Peu, mais bien ! Titre inspiré de la devise chère à Wilfrid Grignon, une devise qu’il aurait souhaité voir écrite sur chacun des lots de colonisation : « Peu mais bien ! ce qui vaut infiniment mieux que beaucoup, mais mal ! Que de vieux colons regrettent aujourd’hui leurs procédés désastreux de colonisation ! On a massacré impitoyablement les forêts ; on a défriché des centaines d’arpents de terre, quand 50 arpents suffisaient pour assurer l’existence d’une famille et d’un troupeau nombreux. »*
Aîné d’une famille fondatrice de la région des Laurentides comptant onze enfants, Wilfrid Grignon est l’une des figures marquantes de Sainte-Adèle. Reçus en 1877, il pratiqua la médecine à Sainte-Thérèse avant de s’établir à Bouctouche, au Nouveau-Brunswick. Mais l’appel du pays le poussa à revenir dans les montages qui l’avaient vu naître. Ainsi, vers la fin de 1878, sous l’insistance du curé Labelle, il s’établit à Sainte-Adèle, récemment ouverte à la colonisation, dans un village qui ne comptait que quatorze maisons. Époque de misère, de privation et de pauvreté que celle de la colonisation: « Le docteur Grignon embrassa, comme si c’eût été une vocation, ce nouveau combat de la vie, et fit preuve dans la mêlée d’un courage sans exemple. Il aima, par-dessus tout les hommes de la terre, et sa passion du sol, il la puisait dans la nature enchanteresse au milieu de ces âmes fières et rustiques, les seuls survivants de la race française, venus sur cette terre pour aimer Dieu »**.
Une agriculture qui s’annonce florissante l’incite à fonder, en 1888, la Société d’agriculture ainsi que les cercles agricoles, deux initiatives qui rendirent des services inestimables aux agriculteurs de l’époque.

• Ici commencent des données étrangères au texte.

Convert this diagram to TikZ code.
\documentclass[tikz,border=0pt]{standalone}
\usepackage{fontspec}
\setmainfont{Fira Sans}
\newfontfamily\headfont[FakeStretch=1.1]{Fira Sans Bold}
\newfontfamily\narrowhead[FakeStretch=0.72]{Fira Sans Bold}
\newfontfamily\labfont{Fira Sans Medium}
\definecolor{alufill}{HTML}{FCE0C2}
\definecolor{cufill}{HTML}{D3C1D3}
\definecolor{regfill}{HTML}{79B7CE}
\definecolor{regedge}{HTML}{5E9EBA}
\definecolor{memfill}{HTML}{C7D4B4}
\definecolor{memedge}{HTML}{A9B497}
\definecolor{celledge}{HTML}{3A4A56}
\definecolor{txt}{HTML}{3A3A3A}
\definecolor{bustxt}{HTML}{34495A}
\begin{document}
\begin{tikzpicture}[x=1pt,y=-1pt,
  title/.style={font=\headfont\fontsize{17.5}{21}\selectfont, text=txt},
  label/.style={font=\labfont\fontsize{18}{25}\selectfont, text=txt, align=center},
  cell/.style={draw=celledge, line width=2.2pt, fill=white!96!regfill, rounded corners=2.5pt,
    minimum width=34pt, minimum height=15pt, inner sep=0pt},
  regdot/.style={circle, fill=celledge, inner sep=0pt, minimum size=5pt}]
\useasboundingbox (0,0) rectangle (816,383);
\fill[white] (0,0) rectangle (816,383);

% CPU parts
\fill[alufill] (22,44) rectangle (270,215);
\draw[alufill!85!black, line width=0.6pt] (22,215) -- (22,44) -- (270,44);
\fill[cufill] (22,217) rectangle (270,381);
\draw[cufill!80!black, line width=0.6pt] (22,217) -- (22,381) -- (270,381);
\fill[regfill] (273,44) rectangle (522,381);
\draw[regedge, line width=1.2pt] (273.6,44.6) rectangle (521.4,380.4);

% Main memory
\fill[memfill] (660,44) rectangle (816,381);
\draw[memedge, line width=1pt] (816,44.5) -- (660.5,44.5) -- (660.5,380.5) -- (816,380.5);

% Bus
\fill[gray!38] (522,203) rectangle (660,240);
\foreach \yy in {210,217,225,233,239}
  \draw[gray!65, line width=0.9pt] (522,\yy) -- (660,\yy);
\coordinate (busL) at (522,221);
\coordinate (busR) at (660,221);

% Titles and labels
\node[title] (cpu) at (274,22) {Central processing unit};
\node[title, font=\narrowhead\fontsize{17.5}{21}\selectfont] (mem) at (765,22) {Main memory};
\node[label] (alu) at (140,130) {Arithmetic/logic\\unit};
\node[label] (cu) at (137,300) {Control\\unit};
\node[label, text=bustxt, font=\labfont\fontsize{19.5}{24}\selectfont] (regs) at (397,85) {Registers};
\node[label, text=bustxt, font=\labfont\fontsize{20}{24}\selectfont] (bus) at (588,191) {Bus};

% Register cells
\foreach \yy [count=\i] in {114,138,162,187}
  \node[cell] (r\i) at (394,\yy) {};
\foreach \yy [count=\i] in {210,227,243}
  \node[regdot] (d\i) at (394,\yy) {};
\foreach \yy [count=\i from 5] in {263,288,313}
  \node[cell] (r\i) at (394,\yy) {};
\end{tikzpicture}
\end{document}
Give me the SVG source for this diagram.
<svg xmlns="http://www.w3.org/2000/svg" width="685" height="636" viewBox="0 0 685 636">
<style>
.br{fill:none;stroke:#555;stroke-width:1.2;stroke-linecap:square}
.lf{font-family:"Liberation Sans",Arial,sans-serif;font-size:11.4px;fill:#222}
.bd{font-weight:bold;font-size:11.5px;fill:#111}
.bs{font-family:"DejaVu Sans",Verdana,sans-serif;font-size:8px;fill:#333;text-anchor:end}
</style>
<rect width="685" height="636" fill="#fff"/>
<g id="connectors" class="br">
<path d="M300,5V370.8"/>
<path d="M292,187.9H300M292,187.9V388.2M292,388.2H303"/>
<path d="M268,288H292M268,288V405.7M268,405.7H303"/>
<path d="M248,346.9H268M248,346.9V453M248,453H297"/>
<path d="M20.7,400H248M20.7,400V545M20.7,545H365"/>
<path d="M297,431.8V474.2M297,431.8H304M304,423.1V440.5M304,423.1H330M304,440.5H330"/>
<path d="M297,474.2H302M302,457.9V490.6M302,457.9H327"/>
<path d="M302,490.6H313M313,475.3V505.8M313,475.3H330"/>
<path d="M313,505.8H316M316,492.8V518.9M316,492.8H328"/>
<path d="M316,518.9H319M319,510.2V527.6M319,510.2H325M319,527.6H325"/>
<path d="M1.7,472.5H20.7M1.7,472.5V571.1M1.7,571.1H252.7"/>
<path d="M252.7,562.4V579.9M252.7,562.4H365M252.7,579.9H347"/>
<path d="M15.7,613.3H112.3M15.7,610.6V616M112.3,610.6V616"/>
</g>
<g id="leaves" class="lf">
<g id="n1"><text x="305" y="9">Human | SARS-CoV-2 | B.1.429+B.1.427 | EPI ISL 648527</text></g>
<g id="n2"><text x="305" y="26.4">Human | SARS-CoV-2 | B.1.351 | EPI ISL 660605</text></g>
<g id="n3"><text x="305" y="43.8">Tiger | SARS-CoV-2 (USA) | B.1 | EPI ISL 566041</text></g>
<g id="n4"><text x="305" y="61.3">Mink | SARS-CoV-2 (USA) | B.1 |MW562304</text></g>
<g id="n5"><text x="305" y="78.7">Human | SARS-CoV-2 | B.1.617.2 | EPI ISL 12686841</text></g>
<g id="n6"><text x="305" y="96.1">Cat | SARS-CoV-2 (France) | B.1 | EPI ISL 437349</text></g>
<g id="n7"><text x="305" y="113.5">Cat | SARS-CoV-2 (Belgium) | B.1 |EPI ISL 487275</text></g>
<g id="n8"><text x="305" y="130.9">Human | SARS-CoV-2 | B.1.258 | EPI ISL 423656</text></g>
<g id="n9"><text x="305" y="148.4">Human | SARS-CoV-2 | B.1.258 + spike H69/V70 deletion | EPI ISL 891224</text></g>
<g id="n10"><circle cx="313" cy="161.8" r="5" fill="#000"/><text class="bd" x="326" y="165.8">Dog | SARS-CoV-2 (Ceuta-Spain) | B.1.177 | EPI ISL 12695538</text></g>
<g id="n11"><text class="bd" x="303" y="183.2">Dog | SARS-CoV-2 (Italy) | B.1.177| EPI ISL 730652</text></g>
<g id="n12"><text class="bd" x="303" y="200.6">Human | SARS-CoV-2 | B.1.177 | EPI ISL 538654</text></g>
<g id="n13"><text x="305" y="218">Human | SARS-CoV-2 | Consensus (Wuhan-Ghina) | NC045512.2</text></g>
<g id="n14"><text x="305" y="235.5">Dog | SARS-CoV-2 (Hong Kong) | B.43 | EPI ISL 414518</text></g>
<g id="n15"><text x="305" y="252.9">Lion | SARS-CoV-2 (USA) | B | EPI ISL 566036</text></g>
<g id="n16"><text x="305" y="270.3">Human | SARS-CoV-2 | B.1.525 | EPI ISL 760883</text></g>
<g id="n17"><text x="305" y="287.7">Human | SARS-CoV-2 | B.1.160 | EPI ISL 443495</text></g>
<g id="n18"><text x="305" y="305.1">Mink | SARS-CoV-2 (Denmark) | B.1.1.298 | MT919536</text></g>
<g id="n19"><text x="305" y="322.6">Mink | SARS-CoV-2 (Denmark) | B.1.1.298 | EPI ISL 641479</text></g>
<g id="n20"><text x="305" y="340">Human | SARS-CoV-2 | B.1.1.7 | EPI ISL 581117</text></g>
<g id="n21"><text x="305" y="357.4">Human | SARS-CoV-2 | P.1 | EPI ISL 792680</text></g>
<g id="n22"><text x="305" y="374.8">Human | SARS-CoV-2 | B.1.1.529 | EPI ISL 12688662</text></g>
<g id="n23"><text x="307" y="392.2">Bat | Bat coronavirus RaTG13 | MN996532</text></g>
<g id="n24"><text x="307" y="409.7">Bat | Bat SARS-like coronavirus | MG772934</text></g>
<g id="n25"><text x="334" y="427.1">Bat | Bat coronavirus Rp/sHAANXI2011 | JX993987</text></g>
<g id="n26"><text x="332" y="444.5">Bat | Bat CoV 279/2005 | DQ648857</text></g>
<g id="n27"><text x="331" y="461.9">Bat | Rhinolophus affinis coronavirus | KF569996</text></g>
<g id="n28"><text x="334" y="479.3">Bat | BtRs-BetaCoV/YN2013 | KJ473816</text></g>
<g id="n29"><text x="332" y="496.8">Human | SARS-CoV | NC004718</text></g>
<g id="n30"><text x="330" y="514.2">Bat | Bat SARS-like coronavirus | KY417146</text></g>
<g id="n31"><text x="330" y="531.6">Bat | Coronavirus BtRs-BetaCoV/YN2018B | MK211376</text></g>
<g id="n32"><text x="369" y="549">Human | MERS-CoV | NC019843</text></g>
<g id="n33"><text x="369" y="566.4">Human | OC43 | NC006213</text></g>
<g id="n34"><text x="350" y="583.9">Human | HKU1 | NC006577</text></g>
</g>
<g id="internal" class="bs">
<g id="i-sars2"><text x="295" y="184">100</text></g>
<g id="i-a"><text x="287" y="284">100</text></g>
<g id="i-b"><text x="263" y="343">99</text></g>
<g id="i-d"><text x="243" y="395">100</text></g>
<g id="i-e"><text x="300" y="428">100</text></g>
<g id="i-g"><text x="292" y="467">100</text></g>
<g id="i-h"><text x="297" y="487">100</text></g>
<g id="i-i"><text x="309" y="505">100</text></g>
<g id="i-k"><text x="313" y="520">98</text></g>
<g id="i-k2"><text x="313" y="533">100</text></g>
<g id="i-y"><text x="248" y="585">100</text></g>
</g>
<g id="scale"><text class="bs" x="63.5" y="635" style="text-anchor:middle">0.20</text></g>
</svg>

Le médecin « nouveau genre », sous les regards sceptiques de ses détracteurs, établit une ferme expérimentale tout près du village « Il y appliqua les nouveaux modes de culture, en fit bénéficier tout le monde ; et, il réussit si bien qu’il fut lauréat du Mérite agricole. »** Ce n’est pas un hasard si, dans son adaptation télévisuelle d’un homme et son péché — Les belles histoires des Pays d’en haut —, Claude-Henri Grignon nous présente un Léon Dalbrand qui, avec sa ferme expérimentale, sa passion pour la terre et sa grande prodigalité envers les colons, nous rappelle étrangement le père du célèbre auteur Adélois.
Maire de Sainte-Adèle de 1886 à 1892, et de 1898 à 1904, il fut également conseiller, juge de paix et préfet du comté de Terrebonne. En 1898, il fonde une pharmacie vétérinaire qui fut florissante. Conférencier agricole pendant vingt-deux ans à travers la province, il fut également un écrivain qui noircissait les colonnes de quatre quotidiens et un journaliste influent dont les articles ont largement contribué à moderniser les méthodes d’agriculture de l’époque. La plume lui « coûtait deux ou trois heures de travail tous les jours »**. On dit que ses activités l’occupaient dix-sept heures par jour. Premier levé et dernier couché au village, on le surnommait « le veilleur du village ». Né le 20 août 1854 à Saint-Jérôme, c’est le 23 juin 1915, au terme de trois années de souffrances qu’il « vit pour la dernière fois le soleil se lever sur les montagnes et le lac du village qu’il avait tant aimé ».**
Cette toile est un hommage à cet homme, à son époque, et à tous les colons qui ont bâti les Laurentides.
* Rapport du congrès de la colonisation, tenu à Montréal les 22,23 et 24 novembre 1898. Publication faite par les soins et sous la direction de «La Société Générale de Colonisation et de Rapatriment de la Province de Québec» P.120
**Histoire de la paroisse de Sainte-Adèle, L’Abbée Edmond Langevin-Lacroix qui cite un texte attribué au fils de Wilfrid Grignon, le célèbre auteur Claude-Henri Grignon.